___ Data supplied
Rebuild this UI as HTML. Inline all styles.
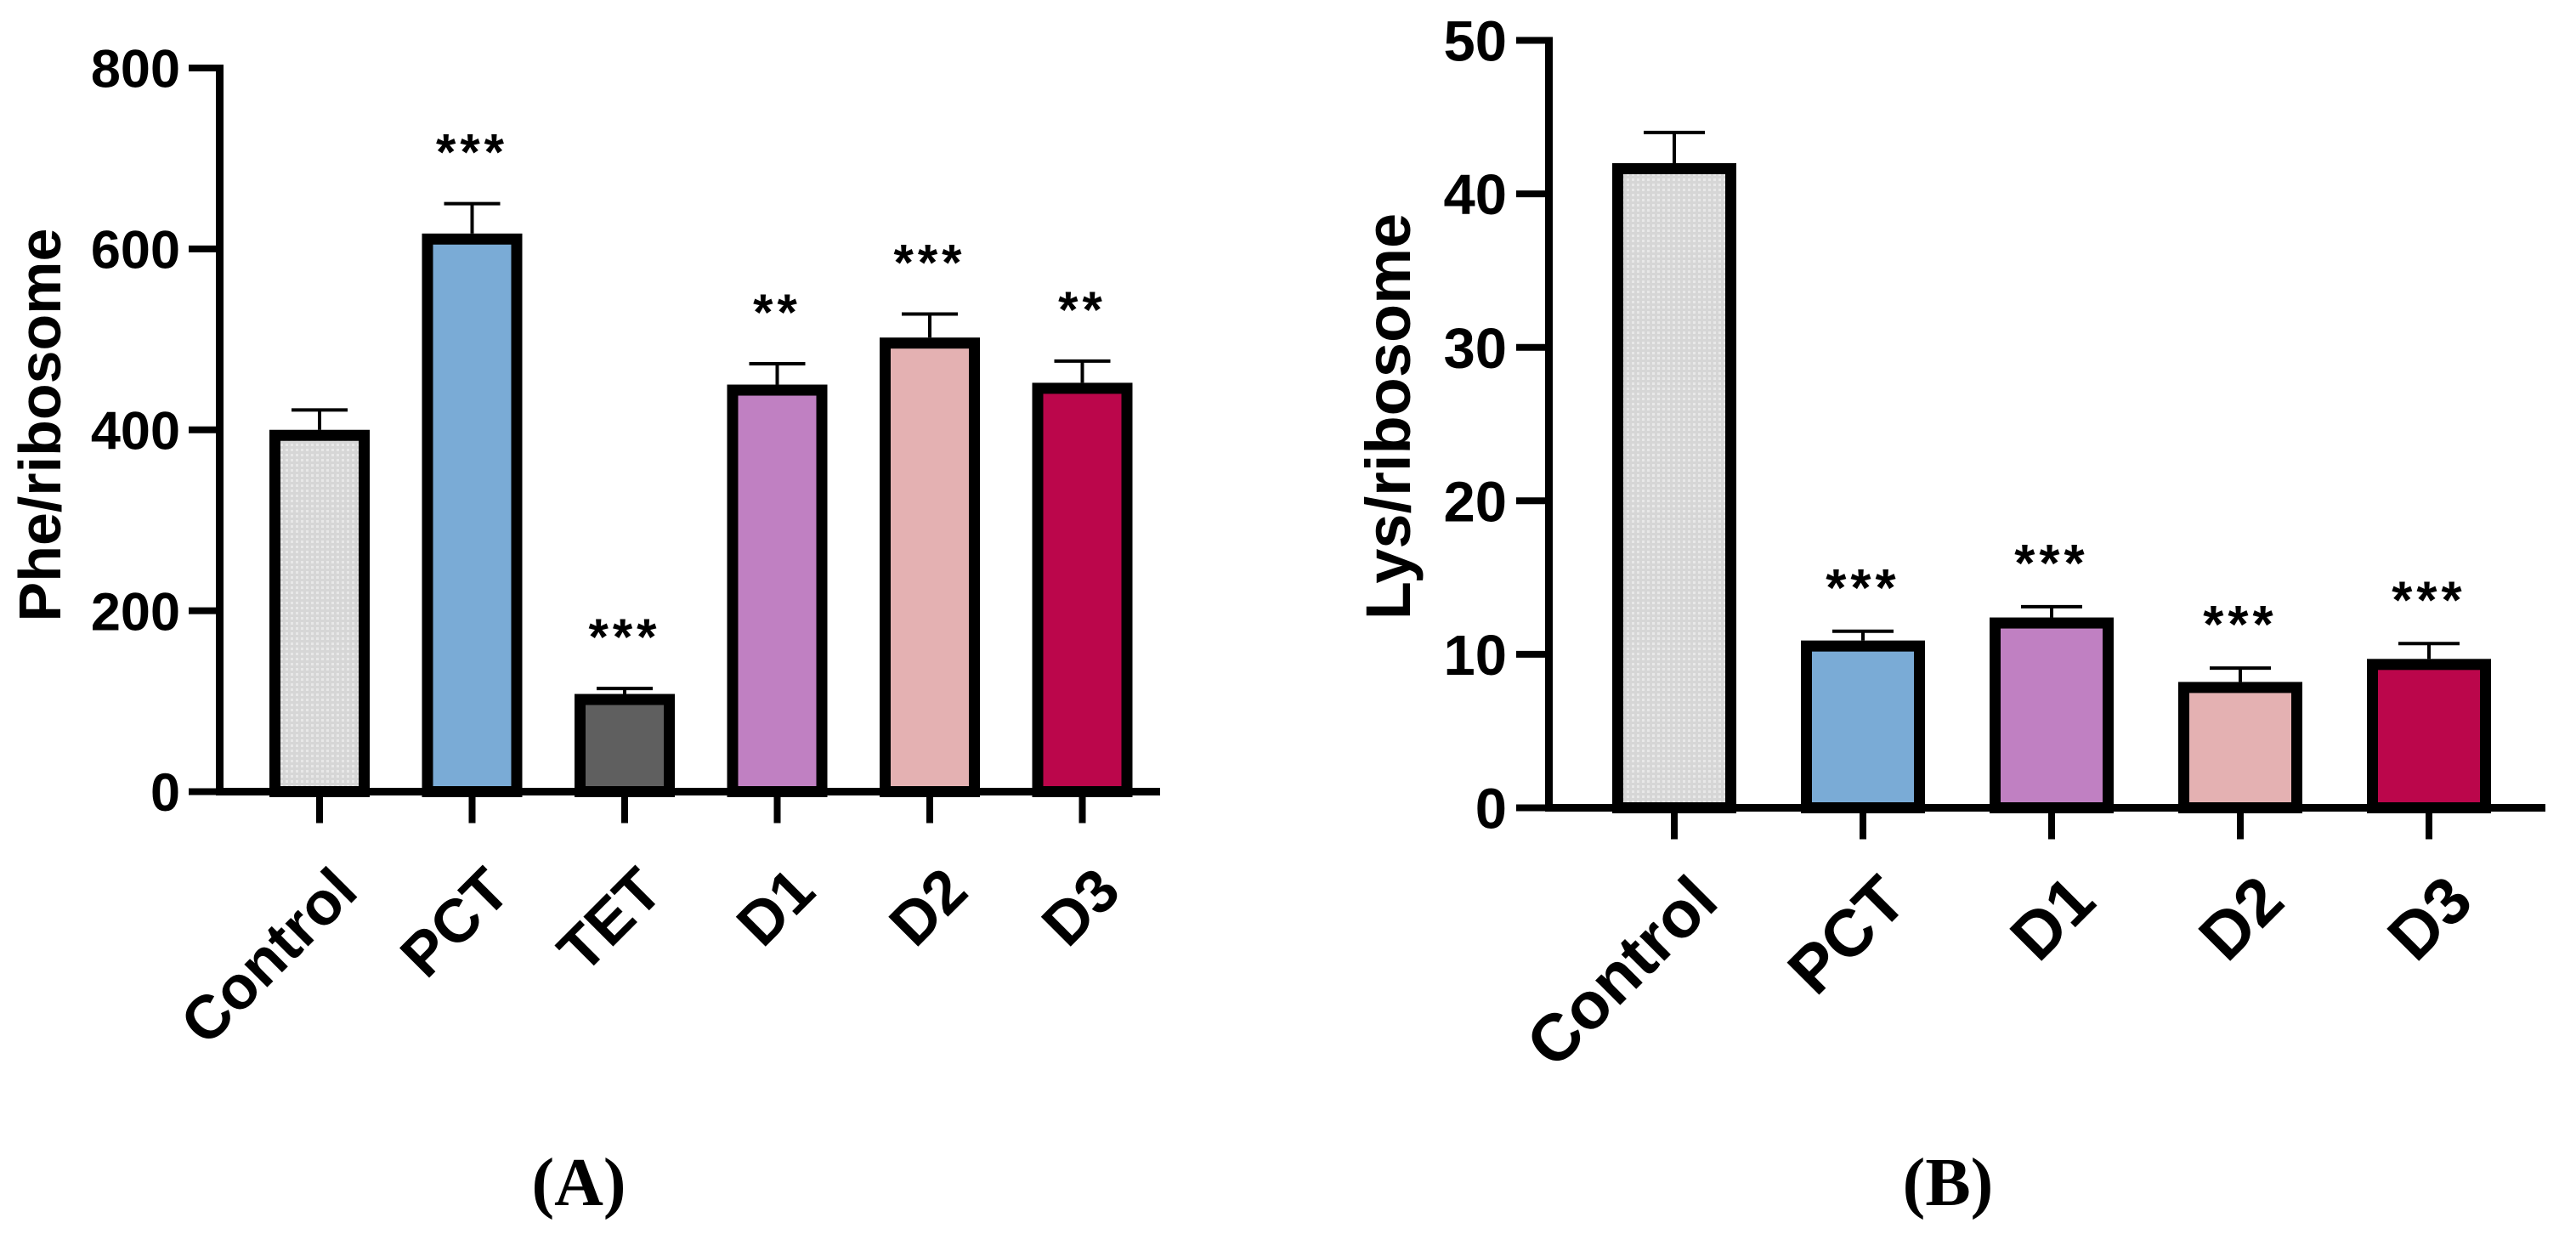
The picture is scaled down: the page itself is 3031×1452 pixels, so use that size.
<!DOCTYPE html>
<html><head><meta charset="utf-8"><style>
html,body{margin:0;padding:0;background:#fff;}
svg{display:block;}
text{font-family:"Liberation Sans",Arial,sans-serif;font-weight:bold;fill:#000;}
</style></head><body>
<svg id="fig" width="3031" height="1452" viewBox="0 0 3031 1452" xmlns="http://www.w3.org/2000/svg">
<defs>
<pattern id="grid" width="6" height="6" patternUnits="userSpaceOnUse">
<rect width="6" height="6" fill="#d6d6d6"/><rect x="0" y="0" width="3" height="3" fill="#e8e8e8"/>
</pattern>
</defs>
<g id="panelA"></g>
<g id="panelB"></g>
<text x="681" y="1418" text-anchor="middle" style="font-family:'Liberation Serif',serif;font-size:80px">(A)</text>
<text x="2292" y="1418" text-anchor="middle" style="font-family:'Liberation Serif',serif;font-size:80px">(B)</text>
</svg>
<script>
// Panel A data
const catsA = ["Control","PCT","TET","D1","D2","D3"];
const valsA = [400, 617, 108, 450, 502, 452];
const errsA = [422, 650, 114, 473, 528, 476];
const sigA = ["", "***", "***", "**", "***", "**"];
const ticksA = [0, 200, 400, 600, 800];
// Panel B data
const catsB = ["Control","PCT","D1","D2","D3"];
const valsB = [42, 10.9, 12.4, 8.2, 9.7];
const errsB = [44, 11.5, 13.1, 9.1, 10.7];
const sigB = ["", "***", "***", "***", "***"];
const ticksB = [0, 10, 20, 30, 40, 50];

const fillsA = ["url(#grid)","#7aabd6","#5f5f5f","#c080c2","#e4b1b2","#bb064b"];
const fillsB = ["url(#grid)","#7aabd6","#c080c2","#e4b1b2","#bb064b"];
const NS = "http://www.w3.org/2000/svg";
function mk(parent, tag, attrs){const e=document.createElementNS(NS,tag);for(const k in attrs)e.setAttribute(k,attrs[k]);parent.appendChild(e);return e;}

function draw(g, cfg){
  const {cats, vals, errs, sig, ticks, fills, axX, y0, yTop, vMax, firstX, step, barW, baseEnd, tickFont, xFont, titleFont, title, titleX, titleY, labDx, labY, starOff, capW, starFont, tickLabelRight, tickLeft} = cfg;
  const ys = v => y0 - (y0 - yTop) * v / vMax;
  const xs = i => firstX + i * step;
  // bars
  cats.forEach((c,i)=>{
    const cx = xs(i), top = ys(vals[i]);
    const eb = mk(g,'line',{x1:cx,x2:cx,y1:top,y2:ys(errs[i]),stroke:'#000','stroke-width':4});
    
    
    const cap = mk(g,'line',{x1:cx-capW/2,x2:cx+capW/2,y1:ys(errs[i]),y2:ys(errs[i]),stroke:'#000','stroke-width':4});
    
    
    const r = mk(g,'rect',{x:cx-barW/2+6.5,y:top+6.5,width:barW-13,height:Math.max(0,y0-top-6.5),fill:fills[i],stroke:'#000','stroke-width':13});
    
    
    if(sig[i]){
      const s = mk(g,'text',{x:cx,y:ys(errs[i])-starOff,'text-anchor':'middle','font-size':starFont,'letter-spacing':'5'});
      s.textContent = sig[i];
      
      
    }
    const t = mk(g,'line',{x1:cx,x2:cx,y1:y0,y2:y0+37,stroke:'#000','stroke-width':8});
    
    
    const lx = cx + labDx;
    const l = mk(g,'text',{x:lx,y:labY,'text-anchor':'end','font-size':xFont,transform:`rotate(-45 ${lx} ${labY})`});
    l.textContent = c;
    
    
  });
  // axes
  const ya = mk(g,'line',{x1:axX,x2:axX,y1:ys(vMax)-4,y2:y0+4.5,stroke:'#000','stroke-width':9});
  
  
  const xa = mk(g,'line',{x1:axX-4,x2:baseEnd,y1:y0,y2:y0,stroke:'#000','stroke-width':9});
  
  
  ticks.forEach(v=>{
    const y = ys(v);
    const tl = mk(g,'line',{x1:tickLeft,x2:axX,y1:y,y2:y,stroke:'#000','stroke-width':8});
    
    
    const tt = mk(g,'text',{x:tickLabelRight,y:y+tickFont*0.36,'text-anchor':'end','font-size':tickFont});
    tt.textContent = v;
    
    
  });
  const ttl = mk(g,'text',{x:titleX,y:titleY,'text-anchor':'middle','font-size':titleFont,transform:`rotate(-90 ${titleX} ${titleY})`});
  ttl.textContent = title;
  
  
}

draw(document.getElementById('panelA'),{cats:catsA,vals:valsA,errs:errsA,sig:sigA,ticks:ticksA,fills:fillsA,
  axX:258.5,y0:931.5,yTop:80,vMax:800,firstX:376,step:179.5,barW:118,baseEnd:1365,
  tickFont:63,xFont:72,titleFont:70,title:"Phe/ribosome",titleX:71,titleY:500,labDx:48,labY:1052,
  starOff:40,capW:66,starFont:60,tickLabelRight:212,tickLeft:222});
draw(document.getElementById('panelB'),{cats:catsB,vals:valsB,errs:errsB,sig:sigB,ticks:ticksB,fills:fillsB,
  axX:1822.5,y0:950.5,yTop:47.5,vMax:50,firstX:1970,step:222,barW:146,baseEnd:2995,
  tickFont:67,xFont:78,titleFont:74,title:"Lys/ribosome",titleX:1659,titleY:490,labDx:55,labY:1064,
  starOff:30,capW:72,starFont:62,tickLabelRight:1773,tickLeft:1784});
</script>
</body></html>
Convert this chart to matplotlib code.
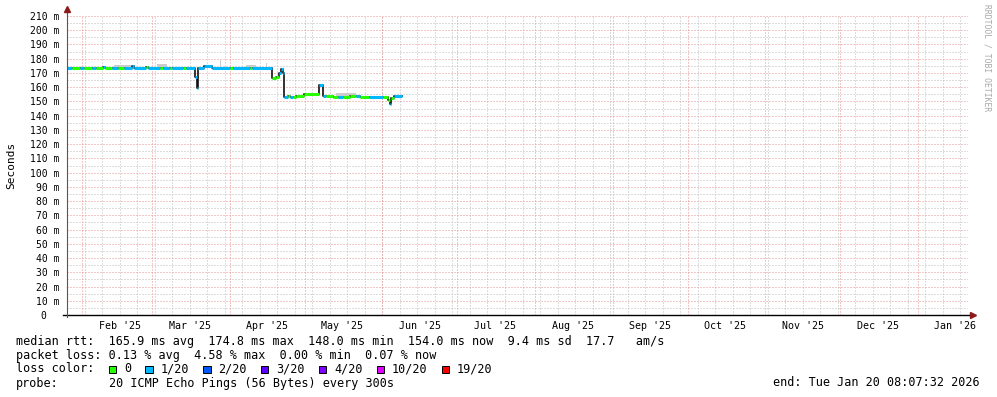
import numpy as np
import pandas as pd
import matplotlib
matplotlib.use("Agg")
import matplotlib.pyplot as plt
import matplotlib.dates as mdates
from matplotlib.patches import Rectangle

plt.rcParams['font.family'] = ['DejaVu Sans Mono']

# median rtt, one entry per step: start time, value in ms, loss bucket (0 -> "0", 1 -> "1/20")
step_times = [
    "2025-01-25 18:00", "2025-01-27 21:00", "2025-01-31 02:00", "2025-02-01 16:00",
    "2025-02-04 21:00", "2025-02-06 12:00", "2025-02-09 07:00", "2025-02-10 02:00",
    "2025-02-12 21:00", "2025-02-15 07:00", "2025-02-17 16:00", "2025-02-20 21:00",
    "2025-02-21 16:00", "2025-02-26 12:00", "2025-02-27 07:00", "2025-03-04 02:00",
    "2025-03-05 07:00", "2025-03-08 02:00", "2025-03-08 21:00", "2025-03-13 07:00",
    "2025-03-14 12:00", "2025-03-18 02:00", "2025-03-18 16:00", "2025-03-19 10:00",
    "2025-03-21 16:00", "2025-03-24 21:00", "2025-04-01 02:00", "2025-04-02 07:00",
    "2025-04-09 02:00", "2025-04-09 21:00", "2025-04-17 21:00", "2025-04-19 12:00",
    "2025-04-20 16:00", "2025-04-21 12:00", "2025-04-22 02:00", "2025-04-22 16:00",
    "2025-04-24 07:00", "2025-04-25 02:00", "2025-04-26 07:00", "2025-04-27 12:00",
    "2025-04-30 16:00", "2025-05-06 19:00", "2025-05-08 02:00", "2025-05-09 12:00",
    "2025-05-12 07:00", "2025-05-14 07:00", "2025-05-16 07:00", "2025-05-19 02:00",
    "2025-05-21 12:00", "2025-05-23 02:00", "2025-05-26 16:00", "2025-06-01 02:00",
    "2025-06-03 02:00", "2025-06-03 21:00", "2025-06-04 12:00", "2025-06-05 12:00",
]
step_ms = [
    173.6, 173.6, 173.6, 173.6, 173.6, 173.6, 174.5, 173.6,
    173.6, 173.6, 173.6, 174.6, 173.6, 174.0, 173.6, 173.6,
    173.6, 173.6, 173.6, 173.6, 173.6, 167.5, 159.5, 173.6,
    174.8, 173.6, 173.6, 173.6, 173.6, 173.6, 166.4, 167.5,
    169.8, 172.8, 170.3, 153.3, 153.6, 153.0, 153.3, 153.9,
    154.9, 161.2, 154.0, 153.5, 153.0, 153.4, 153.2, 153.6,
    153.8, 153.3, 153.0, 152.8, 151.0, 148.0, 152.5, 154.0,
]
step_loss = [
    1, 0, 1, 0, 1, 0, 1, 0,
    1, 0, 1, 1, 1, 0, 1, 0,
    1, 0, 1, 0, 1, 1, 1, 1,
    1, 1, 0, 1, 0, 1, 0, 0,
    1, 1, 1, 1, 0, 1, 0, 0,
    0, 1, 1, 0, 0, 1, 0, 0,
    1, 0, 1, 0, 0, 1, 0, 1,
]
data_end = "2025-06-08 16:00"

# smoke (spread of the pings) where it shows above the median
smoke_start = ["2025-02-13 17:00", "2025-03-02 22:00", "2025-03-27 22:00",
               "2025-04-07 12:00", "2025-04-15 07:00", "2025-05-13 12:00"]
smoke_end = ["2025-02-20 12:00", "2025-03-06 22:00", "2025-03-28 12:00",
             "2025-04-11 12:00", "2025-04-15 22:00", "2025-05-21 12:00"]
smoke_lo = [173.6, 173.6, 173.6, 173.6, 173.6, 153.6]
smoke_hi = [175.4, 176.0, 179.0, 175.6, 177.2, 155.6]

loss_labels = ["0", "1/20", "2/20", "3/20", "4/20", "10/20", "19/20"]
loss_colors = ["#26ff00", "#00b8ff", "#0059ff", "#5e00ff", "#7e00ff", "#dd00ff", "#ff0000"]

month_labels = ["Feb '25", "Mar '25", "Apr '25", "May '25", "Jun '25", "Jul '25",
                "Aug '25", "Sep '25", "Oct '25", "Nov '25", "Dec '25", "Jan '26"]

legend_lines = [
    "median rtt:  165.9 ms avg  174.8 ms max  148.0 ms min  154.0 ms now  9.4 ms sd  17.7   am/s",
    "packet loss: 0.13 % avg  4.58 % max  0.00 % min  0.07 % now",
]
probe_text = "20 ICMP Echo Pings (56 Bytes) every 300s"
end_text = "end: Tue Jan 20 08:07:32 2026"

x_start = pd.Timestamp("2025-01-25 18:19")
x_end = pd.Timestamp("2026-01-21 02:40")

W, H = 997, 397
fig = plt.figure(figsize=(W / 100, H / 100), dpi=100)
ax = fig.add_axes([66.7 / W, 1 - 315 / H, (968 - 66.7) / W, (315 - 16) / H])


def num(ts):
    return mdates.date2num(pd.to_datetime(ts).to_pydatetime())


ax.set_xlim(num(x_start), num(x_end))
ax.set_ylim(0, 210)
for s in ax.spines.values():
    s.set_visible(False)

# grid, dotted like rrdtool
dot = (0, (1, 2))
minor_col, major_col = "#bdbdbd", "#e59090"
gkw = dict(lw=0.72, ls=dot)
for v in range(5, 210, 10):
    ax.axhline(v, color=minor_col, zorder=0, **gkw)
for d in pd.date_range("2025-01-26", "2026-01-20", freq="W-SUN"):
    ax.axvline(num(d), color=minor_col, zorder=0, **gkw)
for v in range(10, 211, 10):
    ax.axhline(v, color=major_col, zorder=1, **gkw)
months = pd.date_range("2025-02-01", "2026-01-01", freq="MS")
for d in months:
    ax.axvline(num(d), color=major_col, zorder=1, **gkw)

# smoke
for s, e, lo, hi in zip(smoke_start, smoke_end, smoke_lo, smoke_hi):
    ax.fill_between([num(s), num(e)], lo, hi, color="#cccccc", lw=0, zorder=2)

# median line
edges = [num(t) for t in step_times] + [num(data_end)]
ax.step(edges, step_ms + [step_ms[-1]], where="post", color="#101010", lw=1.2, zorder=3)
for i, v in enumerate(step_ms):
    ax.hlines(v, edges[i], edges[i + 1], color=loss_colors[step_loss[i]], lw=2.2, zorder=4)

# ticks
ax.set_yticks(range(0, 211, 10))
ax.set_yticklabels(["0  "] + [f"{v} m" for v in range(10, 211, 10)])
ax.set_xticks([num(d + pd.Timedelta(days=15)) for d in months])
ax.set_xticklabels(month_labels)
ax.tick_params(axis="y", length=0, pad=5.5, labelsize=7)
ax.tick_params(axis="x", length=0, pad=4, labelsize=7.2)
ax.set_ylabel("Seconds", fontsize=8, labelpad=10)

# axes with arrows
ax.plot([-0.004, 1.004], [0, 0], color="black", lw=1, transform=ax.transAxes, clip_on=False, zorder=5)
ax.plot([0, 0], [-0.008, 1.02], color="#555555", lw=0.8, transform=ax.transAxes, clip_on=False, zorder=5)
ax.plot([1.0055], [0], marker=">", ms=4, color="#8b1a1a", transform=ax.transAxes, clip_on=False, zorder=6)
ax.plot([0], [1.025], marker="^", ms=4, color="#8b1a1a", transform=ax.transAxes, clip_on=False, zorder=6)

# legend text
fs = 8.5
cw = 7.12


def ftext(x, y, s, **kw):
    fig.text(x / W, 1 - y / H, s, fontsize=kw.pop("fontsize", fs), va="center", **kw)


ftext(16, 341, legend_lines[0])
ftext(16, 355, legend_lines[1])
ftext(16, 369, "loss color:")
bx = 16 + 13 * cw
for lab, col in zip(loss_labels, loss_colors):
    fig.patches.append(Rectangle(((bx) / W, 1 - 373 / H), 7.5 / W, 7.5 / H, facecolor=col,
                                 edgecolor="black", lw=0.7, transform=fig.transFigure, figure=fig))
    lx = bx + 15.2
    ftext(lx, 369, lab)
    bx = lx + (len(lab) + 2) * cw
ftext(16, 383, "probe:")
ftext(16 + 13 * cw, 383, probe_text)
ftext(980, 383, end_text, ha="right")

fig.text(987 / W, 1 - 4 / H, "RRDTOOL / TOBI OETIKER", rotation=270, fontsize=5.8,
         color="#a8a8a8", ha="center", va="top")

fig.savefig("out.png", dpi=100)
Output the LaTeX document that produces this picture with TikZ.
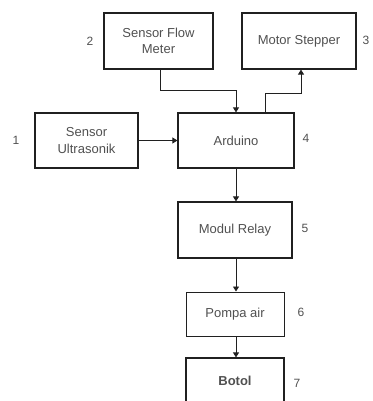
______
* _Objective_:
Leave the pictures out, then copy word for word only the lines from the one containing "Convert this chart to matplotlib code." through the one containing "plt.rcParams['font.family'] = ['DejaVu", both included.

* _Solution to the exercise_:
Convert this chart to matplotlib code.
import numpy as np
import pandas as pd
import matplotlib
matplotlib.use("Agg")
import matplotlib.pyplot as plt
import matplotlib.dates as mdates
from matplotlib.patches import Rectangle

plt.rcParams['font.family'] = ['DejaVu Sans Mono']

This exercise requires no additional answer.